Skip all pictures. Write out the data below from its first line through the line that contains "['#9fd5e4', '#00bcbc', '#ffaa00', '#ff4a4a', '#e80000'];".

Data:
■ ■ ■ ■ ■ ■ ■
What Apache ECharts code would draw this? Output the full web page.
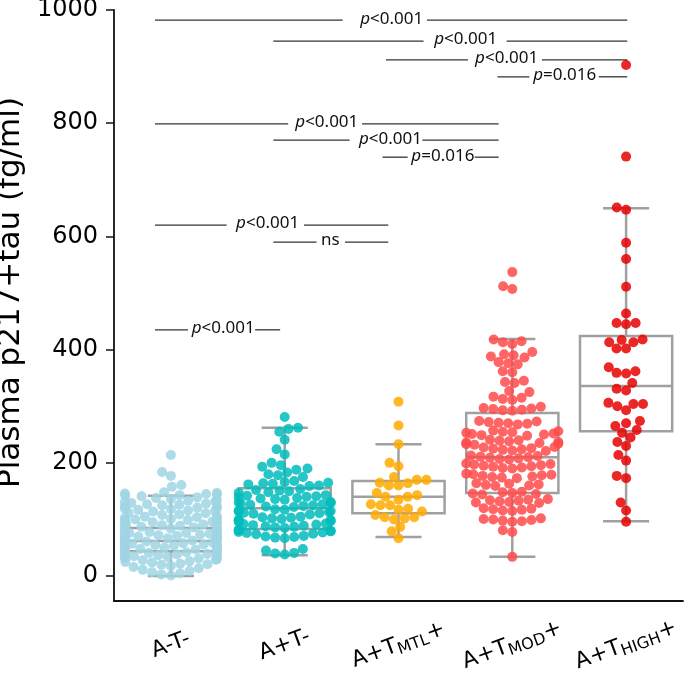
<!DOCTYPE html>
<html>
<head>
<meta charset="utf-8">
<script src="https://cdn.jsdelivr.net/npm/echarts@6/dist/echarts.min.js"></script>
<style>
  html, body { margin: 0; padding: 0; background: #fff; }
  #main { width: 685px; height: 682px; }
</style>
</head>
<body>
<div id="main"></div>
<script>
// groups on the x axis
const groups = ['A-T-', 'A+T-', 'A+T_MTL+', 'A+T_MOD+', 'A+T_HIGH+'];
const groupColors = ['#9fd5e4', '#00bcbc', '#ffaa00', '#ff4a4a', '#e80000'];

// plasma p217+tau per subject (fg/ml)
const valsATneg = [
  214, 184, 177, 161, 158,
  148, 147, 146, 145, 144, 143, 142, 141, 139, 138, 136,
  134, 133, 132, 131, 129, 128, 127, 126, 125, 124, 123, 121, 120,
  119, 118, 117, 116, 115, 114, 112, 111, 109, 108, 106,
  105, 104, 103, 102, 101, 100, 99, 98, 97, 96, 95, 94, 93, 92,
  91, 90, 89, 88, 87, 86, 85, 84, 84, 83, 82, 81, 80, 79, 78,
  77, 76, 76, 75, 74, 73, 72, 71, 70, 70, 69, 68, 67, 66, 65,
  64, 63, 62, 61, 60, 59, 58, 57, 57, 56, 55, 54, 53, 52,
  51, 50, 49, 48, 47, 46, 45, 44, 43, 43, 42, 41, 40, 39,
  38, 37, 36, 36, 35, 34, 33, 32, 31, 30, 29, 28,
  26, 25, 24, 22, 21, 20, 18, 16, 14,
  11, 9, 7, 5, 3, 1
];
const valsApTneg = [
  281, 262, 260, 255, 241, 224, 215,
  200, 196, 193, 190, 188,
  183, 180, 178, 175,
  168, 166, 165, 164, 163, 162, 160, 159,
  154, 152, 151, 150, 148, 147,
  143, 142, 141, 140, 139, 138, 137, 136, 135,
  131, 130, 129, 128, 127, 126, 125, 124, 123, 122,
  118, 117, 116, 115, 114, 113, 112, 111, 110, 109,
  105, 104, 103, 102, 101, 100, 99, 98, 97, 96,
  93, 92, 91, 90, 89, 88, 87, 86, 85,
  82, 81, 80, 79, 78, 77, 76, 75, 74,
  71, 70, 69, 68, 67,
  48, 45, 41, 40, 38
];
const valsMTL = [
  308, 266, 233, 200, 194, 175, 170, 170, 165, 160, 160, 164,
  147, 143, 140, 135, 140, 127, 125, 117, 114, 119, 125,
  108, 104, 100, 102, 104, 87, 79, 67
];
const valsMOD = [
  537, 512, 507,
  418, 413, 410, 415,
  396, 392, 390, 388, 386,
  378, 376, 374,
  362, 360,
  345, 343, 341,
  327, 325,
  317, 315, 313, 311,
  299, 297, 296, 295, 294, 293, 292,
  274, 273, 272, 271, 270, 269, 268,
  257, 256, 255, 254, 253, 252, 251, 250, 249, 248,
  241, 240, 239, 238, 237, 236, 235, 234, 233, 232,
  228, 227, 226, 225, 224, 223, 222, 221,
  213, 212, 211, 210, 209, 208, 207, 206,
  199, 198, 197, 196, 195, 194, 193, 192, 191, 190,
  181, 180, 179, 178, 177, 176, 175, 174, 173,
  164, 163, 162, 161, 160, 159,
  149, 148, 147, 146, 145, 144,
  136, 135, 134, 133, 132, 131, 130, 129,
  120, 119, 118, 117, 116, 115,
  102, 101, 100, 99, 98, 97, 96,
  81, 78,
  34
];
const valsHIGH = [
  903, 741, 651, 647, 589, 560, 511, 464, 447, 445, 447,
  418, 417, 413, 413, 402, 402, 369, 359, 358, 362,
  341, 331, 328, 306, 300, 293, 304, 304, 274, 270,
  265, 258, 253, 245, 237, 230, 214, 204, 177, 173,
  130, 116, 96
];
const groupValues = [valsATneg, valsApTneg, valsMTL, valsMOD, valsHIGH];

// box plot statistics per group
const boxLow = [0, 37, 69, 34, 97];
const boxQ1 = [44, 83, 111, 147, 256];
const boxMed = [62, 120, 140, 210, 336];
const boxQ3 = [85, 155, 168, 288, 424];
const boxHigh = [142, 262, 233, 419, 650];

const yTicks = [0, 200, 400, 600, 800, 1000];

// significance brackets (x in group units): line start, end of left piece,
// label centre, start of right piece, line end, height
const brFrom = [-0.14, 0.90, 1.89, 2.87, -0.14, 0.90, 1.86, -0.14, 0.90, -0.14];
const brLeftEnd = [1.51, 2.22, 2.61, 3.15, 1.03, 1.57, 2.08, 0.49, 1.28, 0.15];
const brMid = [1.94, 2.59, 2.95, 3.46, 1.37, 1.93, 2.39, 0.85, 1.40, 0.46];
const brRightStart = [2.25, 2.95, 3.26, 3.76, 1.68, 2.21, 2.67, 1.17, 1.53, 0.74];
const brTo = [4.01, 4.01, 4.01, 4.01, 2.88, 2.88, 2.88, 1.91, 1.91, 0.96];
const brY = [982, 945, 912, 882, 799, 770, 740, 620, 590, 435];
const brText = ['p<0.001', 'p<0.001', 'p<0.001', 'p=0.016', 'p<0.001', 'p<0.001', 'p=0.016', 'p<0.001', 'ns', 'p<0.001'];

const chart = echarts.init(document.getElementById('main'));

const labelRich = {
  n: { fontFamily: 'DejaVu Sans', fontSize: 22, lineHeight: 26, color: '#000' },
  s: { fontFamily: 'DejaVu Sans', fontSize: 16, lineHeight: 18, verticalAlign: 'bottom', color: '#000' }
};

chart.setOption({
  animation: false,
  grid: { left: 114, right: 2, top: 10, bottom: 81, containLabel: false, outerBoundsMode: 'none' },
  xAxis: [{
    type: 'category',
    data: groups,
    axisLine: { onZero: false, lineStyle: { color: '#111', width: 1.8 } },
    axisTick: { alignWithLabel: true, length: 8, lineStyle: { color: '#111', width: 1.5 } },
    axisLabel: {
      rotate: 20,
      align: 'center',
      verticalAlign: 'middle',
      margin: 44,
      hideOverlap: false,
      interval: 0,
      rich: labelRich,
      formatter: function (v) {
        const m = v.match(/^(A.T)_([A-Z]+)(\+)$/);
        return m ? '{n|' + m[1] + '}{s|' + m[2] + '}{n|+}' : '{n|' + v + '}';
      }
    }
  }, {
    type: 'value', min: -0.5, max: 4.5, show: false
  }],
  yAxis: {
    type: 'value',
    min: -44,
    max: 1000,
    name: 'Plasma p217+tau (fg/ml)',
    nameLocation: 'middle',
    nameGap: 78,
    nameTextStyle: { fontFamily: 'DejaVu Sans', fontSize: 31, color: '#000', padding: [0, 0, 0, 26] },
    axisLine: { show: true, onZero: false, lineStyle: { color: '#111', width: 1.8 } },
    axisTick: { show: true, length: 8, customValues: yTicks, lineStyle: { color: '#111', width: 1.5 } },
    axisLabel: {
      customValues: yTicks, margin: 16, fontFamily: 'DejaVu Sans', fontSize: 24, color: '#000',
      formatter: v => String(v)
    },
    splitLine: { show: false }
  }
});

// pixel scales for the swarm layout
const ppy = Math.abs(chart.convertToPixel({ yAxisIndex: 0 }, 0) - chart.convertToPixel({ yAxisIndex: 0 }, 100)) / 100;
const ppx = chart.convertToPixel({ xAxisIndex: 1 }, 1) - chart.convertToPixel({ xAxisIndex: 1 }, 0);

// beeswarm: place each point as close to the centre as it can go without overlap
function swarm(vals, d, half) {
  const pts = vals.map(v => ({ v: v, y: v * ppy, x: 0 })).sort((a, b) => a.y - b.y);
  const placed = [];
  pts.forEach(p => {
    const nb = placed.filter(q => Math.abs(q.y - p.y) < d);
    const cands = [0];
    nb.forEach(q => {
      const dx = Math.sqrt(d * d - (q.y - p.y) * (q.y - p.y));
      cands.push(q.x - dx, q.x + dx);
    });
    cands.sort((a, b) => Math.abs(a) - Math.abs(b));
    for (const c of cands) {
      if (nb.every(q => (q.x - c) * (q.x - c) + (q.y - p.y) * (q.y - p.y) >= d * d - 1e-6)) {
        p.x = c;
        break;
      }
    }
    placed.push(p);
  });
  pts.forEach(p => { p.x = Math.max(-half, Math.min(half, p.x)); });
  return pts;
}

const pointSeries = groupValues.map((vals, gi) => ({
  type: 'scatter',
  xAxisIndex: 1,
  symbolSize: 10,
  z: 3,
  itemStyle: { color: groupColors[gi], opacity: 0.85 },
  data: swarm(vals, 9.6, 46).map(p => [gi + p.x / ppx, p.v])
}));

const boxSeries = {
  type: 'custom',
  xAxisIndex: 1,
  z: 2,
  data: groups.map((g, i) => [i, boxLow[i], boxQ1[i], boxMed[i], boxQ3[i], boxHigh[i]]),
  renderItem: function (params, api) {
    const i = api.value(0);
    const hw = api.size([1, 0])[0] * 0.405;
    const cap = hw / 2;
    const lo = api.coord([i, api.value(1)]);
    const q1 = api.coord([i, api.value(2)]);
    const md = api.coord([i, api.value(3)]);
    const q3 = api.coord([i, api.value(4)]);
    const hi = api.coord([i, api.value(5)]);
    const cx = lo[0];
    const st = { stroke: '#a0a0a0', lineWidth: 2.5, fill: null };
    const ln = (x1, y1, x2, y2) => ({ type: 'line', shape: { x1: x1, y1: y1, x2: x2, y2: y2 }, style: st });
    return {
      type: 'group',
      children: [
        { type: 'rect', shape: { x: cx - hw, y: q3[1], width: 2 * hw, height: q1[1] - q3[1] }, style: st },
        ln(cx - hw, md[1], cx + hw, md[1]),
        ln(cx, q3[1], cx, hi[1]),
        ln(cx, q1[1], cx, lo[1]),
        ln(cx - cap, hi[1], cx + cap, hi[1]),
        ln(cx - cap, lo[1], cx + cap, lo[1])
      ]
    };
  }
};

const bracketSeries = {
  type: 'custom',
  xAxisIndex: 1,
  z: 4,
  data: brY.map((y, i) => [brFrom[i], brLeftEnd[i], brMid[i], brRightStart[i], brTo[i], y, i]),
  renderItem: function (params, api) {
    const y = api.value(5);
    const a = api.coord([api.value(0), y]);
    const b = api.coord([api.value(1), y]);
    const m = api.coord([api.value(2), y]);
    const c = api.coord([api.value(3), y]);
    const e = api.coord([api.value(4), y]);
    const t = brText[api.value(6)];
    const st = { stroke: '#333', lineWidth: 1.3 };
    return {
      type: 'group',
      children: [
        { type: 'line', shape: { x1: a[0], y1: a[1], x2: b[0], y2: b[1] }, style: st },
        { type: 'line', shape: { x1: c[0], y1: c[1], x2: e[0], y2: e[1] }, style: st },
        {
          type: 'text',
          style: {
            x: m[0], y: m[1] - 1.5,
            text: t.charAt(0) === 'p' ? '{i|p}' + t.slice(1) : t,
            rich: { i: { fontStyle: 'italic', fontFamily: 'Noto Sans', fontSize: 17, fill: '#111' } },
            fontFamily: 'Noto Sans', fontSize: 17, fill: '#111',
            align: 'center', verticalAlign: 'middle'
          }
        }
      ]
    };
  }
};

chart.setOption({ series: [boxSeries].concat(pointSeries, [bracketSeries]) });
</script>
</body>
</html>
■ ■ ■ ■ ■ ■ ■
Written response:
What Apache ECharts code would draw this? Output the full web page.
<!DOCTYPE html>
<html>
<head>
<meta charset="utf-8">
<script src="https://cdn.jsdelivr.net/npm/echarts@6/dist/echarts.min.js"></script>
<style>
  html, body { margin: 0; padding: 0; background: #fff; }
  #main { width: 685px; height: 682px; }
</style>
</head>
<body>
<div id="main"></div>
<script>
// groups on the x axis
const groups = ['A-T-', 'A+T-', 'A+T_MTL+', 'A+T_MOD+', 'A+T_HIGH+'];
const groupColors = ['#9fd5e4', '#00bcbc', '#ffaa00', '#ff4a4a', '#e80000'];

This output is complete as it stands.